Another William Brodie sculpted the statue of Greyfriars Bobby, a Skye Terrier who guarded the grave of his master, John Gray, an Edinburgh policeman for 14 years until the dog itself died on January 14, 1872.

The statue stands outside the pub of that name in Candlemaker Row, Edinburgh; it’s another Nicholson house Yet another must visit Nicholson boozer in Edinburgh is the Conan Doyle in Picardy Place, close to where the creator of Sherlock Holmes was born. Coincidentally, when in London I often have an odd half pint in the Sherlock Holmes pub in Northumberland Street.

No visit to or pub crawl around Edinburgh would be complete without a dram or a bite at the Sheep Heid in Duddingston. Arguably the oldest pub in the capital if not the whole of Scotland, it’s been dispensing drink, food and good companionship since 1360.

There are a dozen or more licensed premises around the High Street in Moffat in Dumfries and Galloway, which has been my Scottish base on two successive August holidays. One of them — the Buccleuch Hotel — is owned by dispossessed Zimbo farmer, Dave Smith. His food is superb (I heard a daughter was the very talented chef) especially stock-rich root-vegetable soups, Guinness-and-beefsteak short-crust pies and succulent gammon steaks, with pineapple rings, field mushrooms, “proper” chips, crisply battered onion rings, an organic freshly-laid egg and good vegetables.

There are many Buccleuch (and Buccleugh) Arms, Inns and Hotels nearby, named after the Dukes of Buccleuch, huge land-owners whose main family seat is Drumlanrig Castle.

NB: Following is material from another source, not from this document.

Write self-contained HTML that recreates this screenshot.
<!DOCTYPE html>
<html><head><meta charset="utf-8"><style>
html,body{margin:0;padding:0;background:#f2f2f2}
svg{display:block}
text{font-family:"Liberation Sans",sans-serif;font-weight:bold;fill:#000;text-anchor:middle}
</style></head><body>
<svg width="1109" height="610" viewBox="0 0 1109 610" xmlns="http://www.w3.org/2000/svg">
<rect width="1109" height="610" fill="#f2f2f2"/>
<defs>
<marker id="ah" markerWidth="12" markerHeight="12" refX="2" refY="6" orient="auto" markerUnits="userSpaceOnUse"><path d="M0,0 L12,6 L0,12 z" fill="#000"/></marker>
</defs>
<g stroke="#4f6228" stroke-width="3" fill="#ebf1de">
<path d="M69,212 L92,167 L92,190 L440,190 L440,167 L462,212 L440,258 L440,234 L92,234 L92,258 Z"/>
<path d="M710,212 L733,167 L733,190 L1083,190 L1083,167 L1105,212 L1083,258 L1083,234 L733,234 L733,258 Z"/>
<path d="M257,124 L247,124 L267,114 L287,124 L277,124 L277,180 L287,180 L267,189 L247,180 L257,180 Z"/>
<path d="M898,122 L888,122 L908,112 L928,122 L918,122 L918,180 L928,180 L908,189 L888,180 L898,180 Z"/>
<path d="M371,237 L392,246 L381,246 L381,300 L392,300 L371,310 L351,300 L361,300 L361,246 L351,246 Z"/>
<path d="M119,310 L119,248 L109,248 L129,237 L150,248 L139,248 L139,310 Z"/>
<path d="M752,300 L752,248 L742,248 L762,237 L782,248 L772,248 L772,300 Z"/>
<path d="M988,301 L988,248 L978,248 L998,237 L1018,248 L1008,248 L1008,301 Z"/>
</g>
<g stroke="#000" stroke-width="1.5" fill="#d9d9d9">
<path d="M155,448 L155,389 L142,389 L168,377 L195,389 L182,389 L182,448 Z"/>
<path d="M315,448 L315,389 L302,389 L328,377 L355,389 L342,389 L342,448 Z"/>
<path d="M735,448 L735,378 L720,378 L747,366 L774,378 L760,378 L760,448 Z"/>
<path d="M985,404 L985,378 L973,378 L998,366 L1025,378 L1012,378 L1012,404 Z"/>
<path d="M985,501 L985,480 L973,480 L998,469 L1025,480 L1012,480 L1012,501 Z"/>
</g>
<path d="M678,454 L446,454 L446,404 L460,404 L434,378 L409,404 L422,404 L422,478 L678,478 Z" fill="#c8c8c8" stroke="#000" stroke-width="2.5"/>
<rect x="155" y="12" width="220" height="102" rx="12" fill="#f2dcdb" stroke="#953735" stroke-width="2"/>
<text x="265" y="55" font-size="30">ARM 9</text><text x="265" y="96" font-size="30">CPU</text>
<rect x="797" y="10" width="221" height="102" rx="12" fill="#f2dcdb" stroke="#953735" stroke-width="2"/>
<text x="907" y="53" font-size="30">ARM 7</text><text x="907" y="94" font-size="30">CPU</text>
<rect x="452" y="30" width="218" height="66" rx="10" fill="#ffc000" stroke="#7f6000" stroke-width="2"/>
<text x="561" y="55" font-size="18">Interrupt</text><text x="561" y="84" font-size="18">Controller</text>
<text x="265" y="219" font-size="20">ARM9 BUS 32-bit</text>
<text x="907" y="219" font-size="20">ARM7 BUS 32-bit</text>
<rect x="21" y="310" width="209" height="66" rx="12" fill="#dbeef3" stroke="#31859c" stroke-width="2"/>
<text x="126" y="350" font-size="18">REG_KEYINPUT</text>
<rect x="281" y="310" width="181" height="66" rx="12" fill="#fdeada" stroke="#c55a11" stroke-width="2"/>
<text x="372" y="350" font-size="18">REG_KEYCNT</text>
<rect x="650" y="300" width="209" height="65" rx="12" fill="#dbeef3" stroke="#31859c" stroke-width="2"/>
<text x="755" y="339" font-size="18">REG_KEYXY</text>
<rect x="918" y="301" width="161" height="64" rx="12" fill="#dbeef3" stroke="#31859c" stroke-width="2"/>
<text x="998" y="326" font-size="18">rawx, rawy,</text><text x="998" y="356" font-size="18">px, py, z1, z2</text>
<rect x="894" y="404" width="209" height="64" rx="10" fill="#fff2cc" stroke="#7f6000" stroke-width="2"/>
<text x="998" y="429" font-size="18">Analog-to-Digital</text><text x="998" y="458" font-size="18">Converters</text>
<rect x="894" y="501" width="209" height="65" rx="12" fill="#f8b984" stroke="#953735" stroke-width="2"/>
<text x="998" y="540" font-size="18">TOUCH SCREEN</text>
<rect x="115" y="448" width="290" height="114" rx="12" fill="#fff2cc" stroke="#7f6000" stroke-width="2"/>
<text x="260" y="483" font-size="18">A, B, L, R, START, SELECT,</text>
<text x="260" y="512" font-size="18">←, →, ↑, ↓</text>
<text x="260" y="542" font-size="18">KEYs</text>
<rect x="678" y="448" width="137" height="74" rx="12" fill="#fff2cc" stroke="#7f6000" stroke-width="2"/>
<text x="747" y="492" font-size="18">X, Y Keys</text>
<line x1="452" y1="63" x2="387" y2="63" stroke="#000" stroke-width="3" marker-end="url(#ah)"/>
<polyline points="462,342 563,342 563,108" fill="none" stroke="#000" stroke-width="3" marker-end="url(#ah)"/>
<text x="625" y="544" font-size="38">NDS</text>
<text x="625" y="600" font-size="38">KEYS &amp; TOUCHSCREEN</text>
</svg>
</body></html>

The Dukes also have the title Marquis of Queensbury, after whom boxing’s rules were named.

To get to Moffatt (population about 2 500 and a previous winner of the prestigious Britain in Bloom competition), I take a bus from London (or Oxford, changing at depressingly modernistic Milton Keynes at midnight) to Lockerbie, about 16km from my destination.

Lockerbie was unknown to most of the world until Pan-Am’s flight 103 blew up 35 000 feet above it on December 21, 1988. A Libyan terrorist bomb killed 259 passengers from 21 nations on the Jumbo and 11 residents of the wee town of 4 000.

It was home to a prisoner-of-war camp after World War II. Almost all prisoners were Ukrainians who volunteered to fight for the Galician Division of the Nazi Waffen SS; not so much for Hitler and Fascism but against Stalin, communism and the occupation of their homeland.

Incongruously, we visited a Tibetan Buddhist temple perched high in the glens in Eskdalemuir. The Scottish Tourist Board says the Samye Ling Temple — the first to be built in the West — is among the country’s 10 most popular destinations.

We’d a nice cup of rooibos tea there, in sun-kissed Zen-peaceful gardens. At the next table, two matrons consumed Tibetan toast with Buddhist baked beans and behind us a spotty Glasgow “chav” berated his long-suffering mum for taking him somewhere he “couldnae” have meat pie!

My companions did have meat (and potato) pies for a fairly late lunch at the interestingly named Tibbie Shiels Inn, St Mary’s Loch above Selkirk in 2012, but when we returned in August this year it was open only to residents, not casual visitors.

Not to worry, we drove on a few kilometres to the recently re-opened Gordon Inn at Yarrow and met a couple called Livingstone, from Calgary, Canada who were attending a Livingstone family reunion in Livingston, West Lothian, Scotland. They promised to ring us if they ever made it to Livingstone, Zambia!